Speed camera fines soar but road deaths keep rising

Gendarme with binocular speed camera
A gendarme uses a mobile speed camera unit

Drivers and safety groups say money should be spent on road safety

Drivers’ groups have accused the government of using speed cameras to line its pockets as figures have shown fine revenue soaring 14% since 2013 but road deaths – the reason given for the rise in ‘radars’ – have also risen, by 6%.

The Cour des Comptes national auditors said state revenues from speed camera fines rose 11.6% last year alone, pulling in an extra €131million more than in 2015 to make a total of €920m.

Overall road and parking fine revenue was double this, with the government pulling in €1.8billion, up from €1.6bn in 2016.

Meanwhile, road deaths rose for the third year in a row, to nearly 3,500.

The Cour des Comptes said that while this was a “positive result for the state budget” the effectiveness of speed cameras in cutting road speeds and thus deaths should be examined.

It also pointed out that more than 50% of the money raised was not being spent on its main target, road safety.
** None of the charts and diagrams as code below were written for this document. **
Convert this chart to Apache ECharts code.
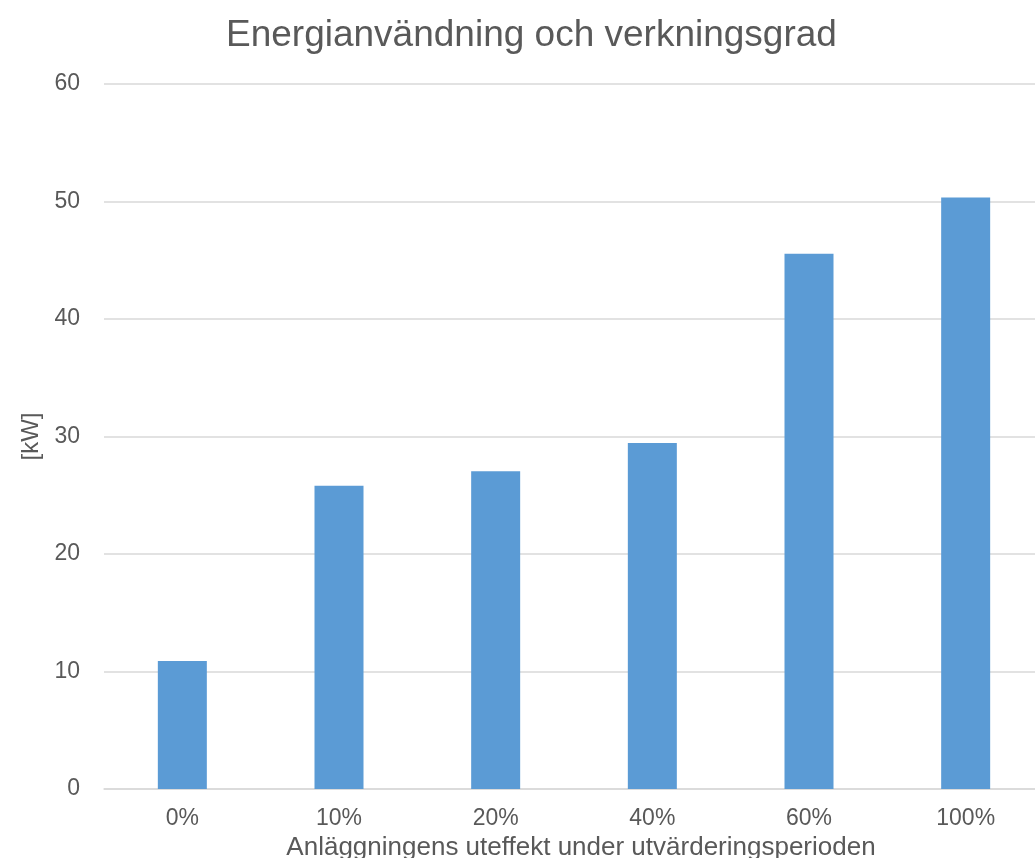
<!DOCTYPE html>
<html>
<head>
<meta charset="utf-8">
<script src="https://cdn.jsdelivr.net/npm/echarts@6/dist/echarts.min.js"></script>
<style>
  html, body { margin: 0; padding: 0; background: #fff; }
  #chart { width: 1035px; height: 858px; }
</style>
</head>
<body>
<div id="chart"></div>
<script>
var categories = ['0%', '10%', '20%', '40%', '60%', '100%'];
var values = [10.9, 25.8, 27.05, 29.45, 45.55, 50.35];
var yTicks = { min: 0, max: 60, interval: 10 };

var font = '"Liberation Sans", Arial, sans-serif';
var textColor = '#595959';

var option = {
    backgroundColor: '#ffffff',
    animation: false,
    title: {
        text: 'Energianvändning och verkningsgrad',
        left: 221,
        top: 12,
        textStyle: {
            fontFamily: font,
            fontSize: 37,
            fontWeight: 'normal',
            color: textColor
        }
    },
    grid: {
        left: 104,
        top: 84,
        width: 940,
        height: 705,
        outerBoundsMode: 'none',
        containLabel: false
    },
    xAxis: {
        type: 'category',
        data: categories,
        name: 'Anläggningens uteffekt under utvärderingsperioden',
        nameLocation: 'middle',
        nameGap: 42,
        nameTextStyle: {
            fontFamily: font,
            fontSize: 26,
            color: textColor,
            padding: [0, 0, 0, 14]
        },
        axisLine: { lineStyle: { color: '#d9d9d9', width: 1.5 } },
        axisTick: { show: false },
        axisLabel: {
            fontFamily: font,
            fontSize: 23,
            color: textColor,
            margin: 18
        }
    },
    yAxis: {
        type: 'value',
        min: yTicks.min,
        max: yTicks.max,
        interval: yTicks.interval,
        name: '[kW]',
        nameLocation: 'middle',
        nameGap: 60,
        nameTextStyle: {
            fontFamily: font,
            fontSize: 24,
            color: textColor
        },
        axisLine: { show: false },
        axisTick: { show: false },
        splitLine: { lineStyle: { color: '#d9d9d9', width: 1.5 } },
        axisLabel: {
            fontFamily: font,
            fontSize: 23,
            color: textColor,
            margin: 24
        }
    },
    series: [{
        type: 'bar',
        data: values,
        barWidth: 49,
        itemStyle: { color: '#5b9bd5' }
    }]
};

var chart = echarts.init(document.getElementById('chart'));
chart.setOption(option);
</script>
</body>
</html>
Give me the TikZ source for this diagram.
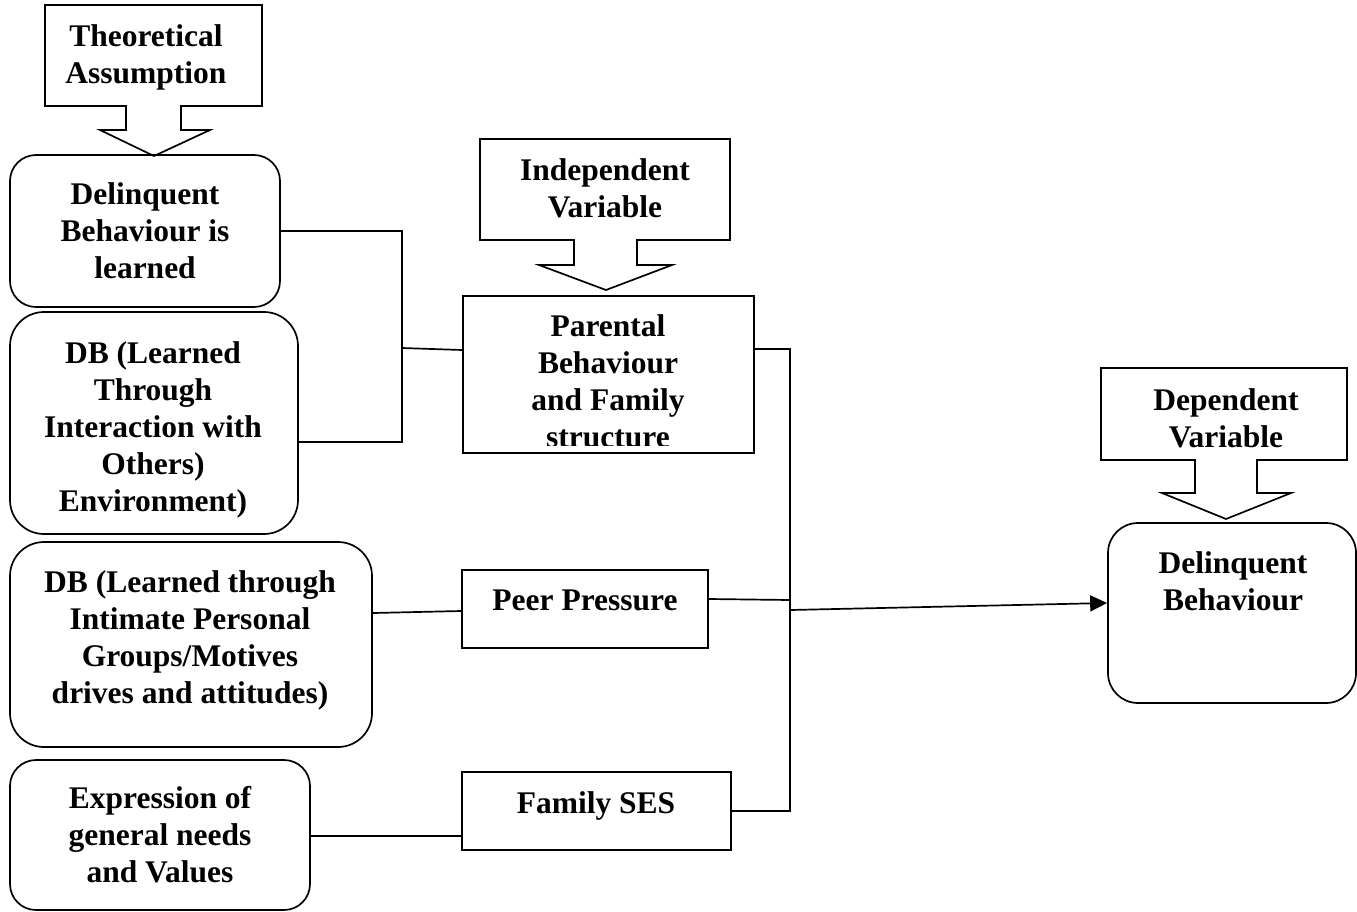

Of this, €51m went to local authorities and €45m to pay off state debts.

Pierre Chasseray, of drivers’ group 40 Millions d'Automobilistes, told Le Parisien: “From the minute we see speed camera fines revenue being used to pay off state debts we can start to see fines as a tax.”

Chantal Perrichon, of the Ligue Contre la Violence Routière, said there needed to be “much greater transparency” on how fines revenue was spent so that they would not be seen as a “disguised tax”. Every centime raised from speed camera revenue should be spent on road safety measures.